East Sour Crude Futures: Basics
East sour crude futures are standardized contracts in which a buyer agrees to take delivery of a specific quantity of east sour crude oil at a predetermined price and date from the seller. The East sour crude futures market enables traders to:
- hedge against adverse movements in oil prices. Companies and even individuals can benefit from hedging
- speculate on the movement of East sour crude oil prices. Crude oil futures are extremely popular among big financial institutions and retail traders alike.
East Sour Crude Futures: Trading
Trading of the Middle East sour crude futures takes place at the Intercontinental Exchange (ICE). The ICE launched this derivative on May 21, 2007.
- Low liquidity
- Contracts with high spreads
- High risk
The ICE Middle East sour crude futures contract is an electronically traded product. The underlying asset of this futures contract is the crude oil sourced from Dubai, Oman and Upper Zakum (originating in Abu Dhabi).
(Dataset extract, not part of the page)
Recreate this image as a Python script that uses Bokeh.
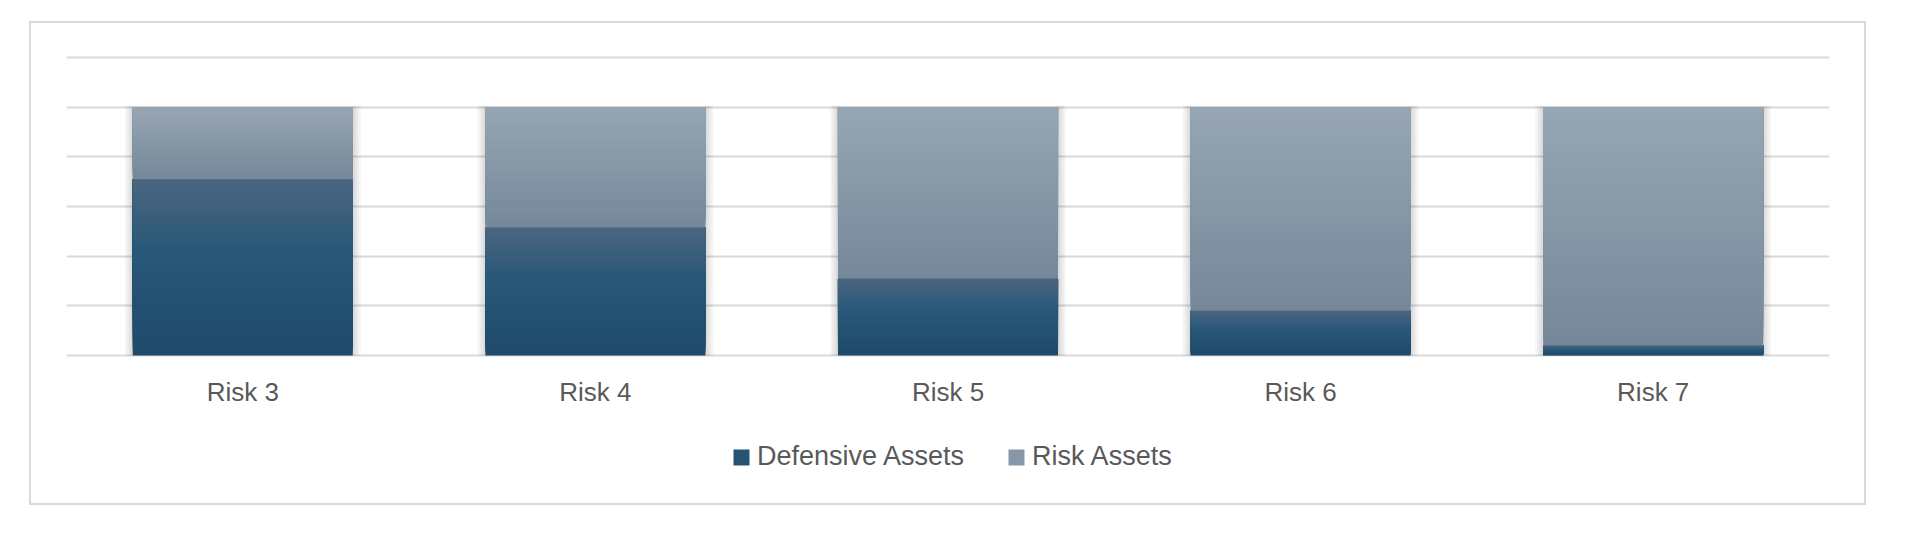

The ICE Middle East sour crude futures contract is cash-settled against the Platts Dubai physical cash price assessment. Platts Dubai is the leading benchmark for east sour crude oil in the over-the-counter (OTC) markets.
With the start in trading in the ICE Middle East sour crude contract, the existing benchmark for the sour grade of crude and that for Brent and WTI traded together on the ICE’s electronic trading platform. As a result, traders and speculators can trade spreads between the futures contracts for Brent, WTI and East sour crude oil and benefit from cross margins.
East Sour Crude Futures: Contract Specification
The specifications for East sour crude futures are:
Trading Hours: Trading opens at 23:00 Sunday night London local time, 18:00 New York time and 06:00 Singapore time.
Units of Trading: Traded in lots of 1,000 barrels.
Minimum Price Fluctuation: The minimum fluctuation is one cent per barrel, or a tick value of $10.
Maximum Price Fluctuation: No limit to maximum fluctuation.
Contract Listings: 37 successive months are listed by the exchange. Contracts for the calendar year and quarter are also listed.
Last Trading Day: Trading ceases at 16:30 local Singapore time (08:30 GMT/09:30 BST) on the last trading day two months prior to the contract month.
Clearing: The Clearing House guarantees the financial performance of all ICE Futures contracts registered with it by its clearing members. All ICE Futures Member companies are either members of the Clearing House or have a clearing agreement with a member who is a member of the Clearing House.
Settlement: Mid East sour crude futures is settled with cash against the mid-point of the bid/offer prices for the relevant contact month in Dubai. This price is assessed after the close of the Singapore market at 16:30 local time.